Zahlreiche österreichische Verlage haben sich heuer gegen eine eigene Teilnahme und für Gemeinschaftsstände entschieden. An der Bude der IG Autorinnen Autoren erfahre ich, dass dieser Posten auch in ihrem Jahresbudget zur Vertretung der österreichischen Verlage seit rund 10 Jahren nicht erhöht wurde. Die unterstützende Finanzierung ist somit keineswegs für die Zukunft gesichert, da Buchmessen ihre Tarife sehr wohl und großzügig erhöhten. Nicht zuletzt die Buch Wien! Zumindest sei dieser Anstieg der Standgebühr in Österreich noch ein Argument, welches Gehör fände, würde den Fördergeldgebern mitgeteilt, dass infolge der Diskrepanz zwischen Subvention und Tariferhöhungen seitens der Messe eine Teilnehme unmöglich sei …

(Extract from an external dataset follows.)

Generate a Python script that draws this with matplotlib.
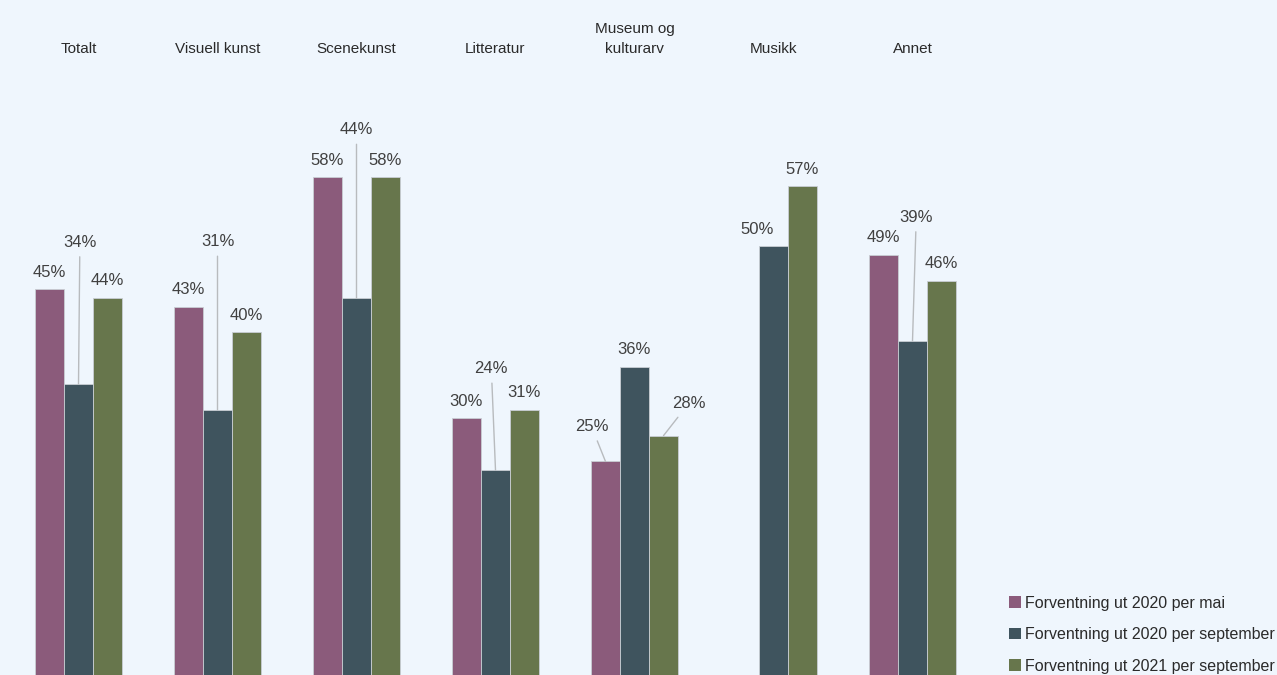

Zufällig – ja, bei der Überfülle an Ständen, Büchern, Initiativen, Waren und Selbstdarsteller*innen kann es nur Zufall genannt werden, dass ich mit zwei jungen Frauen ins Gespräch komme: Ihr Start-up nennt sich »Der wachsende Kalender«: Aquarellierte Kalenderblätter, Spruchkarten oder Mini-Mitbringsel erzählen nicht bloß von hochwertigem Papier und einem gewissen Witz, sie verbergen in sich auch Samenkörner und nötige Hinweise, was zu tun sei, damit diese wachsen und gedeihen können … Eine feine Idee, die Sie übrigens auch zur Teilnahme an Ihrem Weihnachtsmarkt einladen könnten!
Apropos Weihnachten: die Karten sind auch famose Lesezeichen als Beigabe zu Buchgeschenken!